Her works are modernist "three-dimensional paintings" responding to issues such as urban sprawl and rapid growth in our cities. Phoebe's work has been exhibited and honored nationally, including solo exhibits in Montana, New York, Oregon, Washington and Pennsylvania. Her art is in permanent collections at the Holter Museum of Art, the Yellowstone Art Museum, Paris Gibson Square, and also in private collections across the country. In addition to being a full-time studio artist, she is a collections specialist for the Holter Museum in Helena. In her words, "The imprint by mankind on our planet represents our efforts to create orderly systems that enable us to navigate life. How these systems are structured and the variety of invention is an ongoing theme in my work. The cultural similarities and differences that unite us as a people provide a link to our history and continue to inform and inspire my work."

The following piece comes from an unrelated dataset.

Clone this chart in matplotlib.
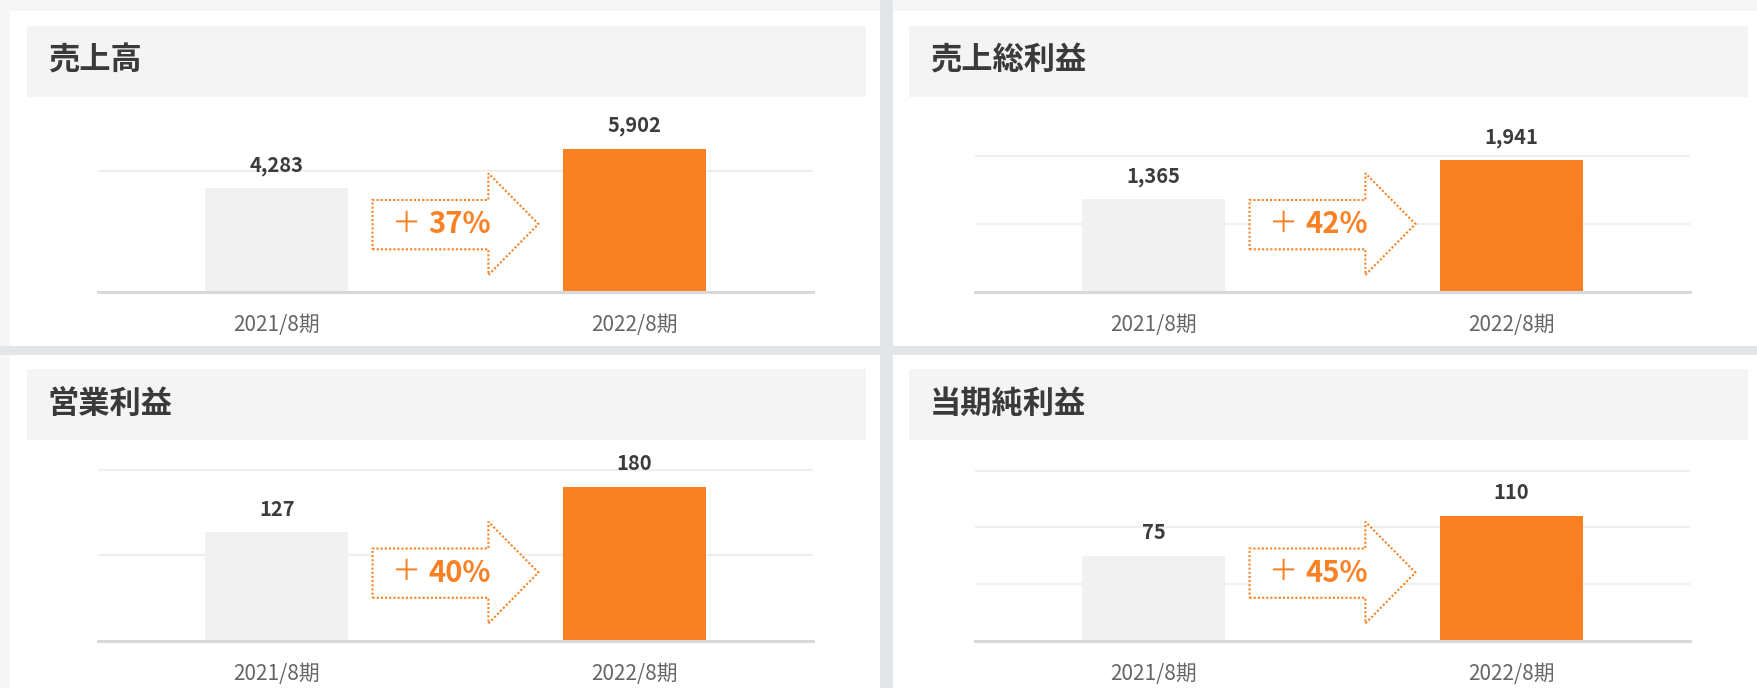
import matplotlib
matplotlib.use("Agg")
import matplotlib.pyplot as plt
from matplotlib.patches import Rectangle, Polygon
from matplotlib.ticker import MultipleLocator
from matplotlib import transforms

plt.rcParams['font.family'] = ['Noto Sans CJK JP', 'DejaVu Sans']

# data
titles = ['売上高', '売上総利益', '営業利益', '当期純利益']
periods = ['2021/8期', '2022/8期']
prev_vals = [4283, 1365, 127, 75]
curr_vals = [5902, 1941, 180, 110]
growth = [37, 42, 40, 45]
grid_steps = [5000, 1000, 100, 50]
y_max = [7420, 2647, 211, 159]

W, H = 1757, 688
fig = plt.figure(figsize=(W / 100, H / 100), dpi=100, facecolor='#f6f6f7')

def box(x0, y0, x1, y1):
    # pixel box (top-left origin) -> figure fraction
    return [x0 / W, 1 - y1 / H, (x1 - x0) / W, (y1 - y0) / H]

def rect(x0, y0, x1, y1, color, z=0):
    b = box(x0, y0, x1, y1)
    fig.patches.append(Rectangle((b[0], b[1]), b[2], b[3], transform=fig.transFigure,
                                 facecolor=color, edgecolor='none', zorder=z))

# gaps between cards
rect(880, 0, 893, H, '#e3e6e9')
rect(0, 346, W, 355, '#e3e6e9')

col_x = [(10, 880), (893, 1775)]
row_y = [(11, 346), (355, 700)]
head_x = [(27, 866), (909, 1748)]
head_y = [(26, 97), (369, 440)]
ax_x = [(98, 813), (975, 1690)]
base_y = [292, 640.5]
ax_h = 180

orange = '#f98124'
light = '#f1f1f1'

for i in range(4):
    r, c = divmod(i, 2)
    rect(col_x[c][0], row_y[r][0], col_x[c][1], row_y[r][1], 'white', 1)
    rect(head_x[c][0], head_y[r][0], head_x[c][1], head_y[r][1], '#f4f4f4', 2)
    fig.text((head_x[c][0] + 21) / W, 1 - (sum(head_y[r]) / 2 - 1) / H, titles[i],
             fontsize=22.5, fontweight='bold', color='#3a3a3a', va='center', ha='left',
             zorder=3)

    ax = fig.add_axes(box(ax_x[c][0], base_y[r] - ax_h, ax_x[c][1], base_y[r]))
    ax.set_zorder(5)
    ax.set_facecolor('none')
    bars = ax.bar([0, 1], [prev_vals[i], curr_vals[i]], width=0.4,
                  color=[light, orange], zorder=2)
    ax.bar_label(bars, labels=[f'{prev_vals[i]:,}', f'{curr_vals[i]:,}'], padding=9,
                 fontsize=14.5, fontweight='bold', color='#3c3c3c')
    ax.set_xlim(-0.5, 1.5)
    ax.set_ylim(0, y_max[i])
    ax.yaxis.set_major_locator(MultipleLocator(grid_steps[i]))
    ax.yaxis.grid(True, color='#efefef', linewidth=1.6, zorder=0)
    ax.set_axisbelow(True)
    ax.axhline(0, color='#d9d9d9', linewidth=2.2, zorder=3, clip_on=False)
    for s in ax.spines.values():
        s.set_visible(False)
    ax.set_yticklabels([])
    ax.tick_params(axis='y', length=0)
    ax.set_xticks([0, 1], periods)
    ax.tick_params(axis='x', length=0, pad=16, labelsize=15, labelcolor='#666666')

    # dotted growth arrow between bars
    tr = transforms.blended_transform_factory(ax.transData, ax.transAxes)
    bx0, bx1, tip = 0.268, 0.592, 0.732
    bb, bt, hb, ht, ty = 42.7 / ax_h, 92 / ax_h, 17 / ax_h, 118.7 / ax_h, 68 / ax_h
    arrow = Polygon([(bx0, bb), (bx1, bb), (bx1, hb), (tip, ty), (bx1, ht), (bx1, bt), (bx0, bt)],
                    closed=True, transform=tr, facecolor='white', edgecolor=orange,
                    linewidth=1.5, linestyle=(0, (1, 1)), zorder=4)
    ax.add_patch(arrow)
    ax.text(0.364, ty, '＋', transform=tr, ha='center', va='center',
            fontsize=21, color=orange, zorder=5)
    ax.text(0.424, ty, f'{growth[i]}%', transform=tr, ha='left', va='center',
            fontsize=21, fontweight='bold', color=orange, zorder=5)

fig.savefig('out.png', dpi=100, facecolor=fig.get_facecolor())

image of Lea Zoltowski's work

Lea Zoltowski, a clay artist from Billings, is one of six awardees for the 2009 Artist's Innovation Award for Visual Arts. Ms. Zoltowski has been awarded the Jessie Wilber and Frances Senska Individual Artist Award in Ceramics, established by a private gift to the arts council from Stacy Hamm of Washington and Sage Walden of Oregon. Ms. Zoltowski is the first recipient of this honor.Lea graduated cum laude with a Bachelor of Fine Arts from New York State College of Ceramics in 2001 and is an assistant professor of ceramics at MSU Billings. She has a deep love of teaching, which she does nationally. In 2008 she created claydemo.com as a free educational resource for artists and educators everywhere that currently offers more than 15 ceramics demonstration videos.

In Lea's words, she wants to "challenge the passive spectatorship of art" and her clay sculptures are touchable, fantastical, and encourage a great deal of interaction and reaction on the part of the viewer. Her work has been widely exhibited nationally and internationally, and is in permanent collections in New York, England and China.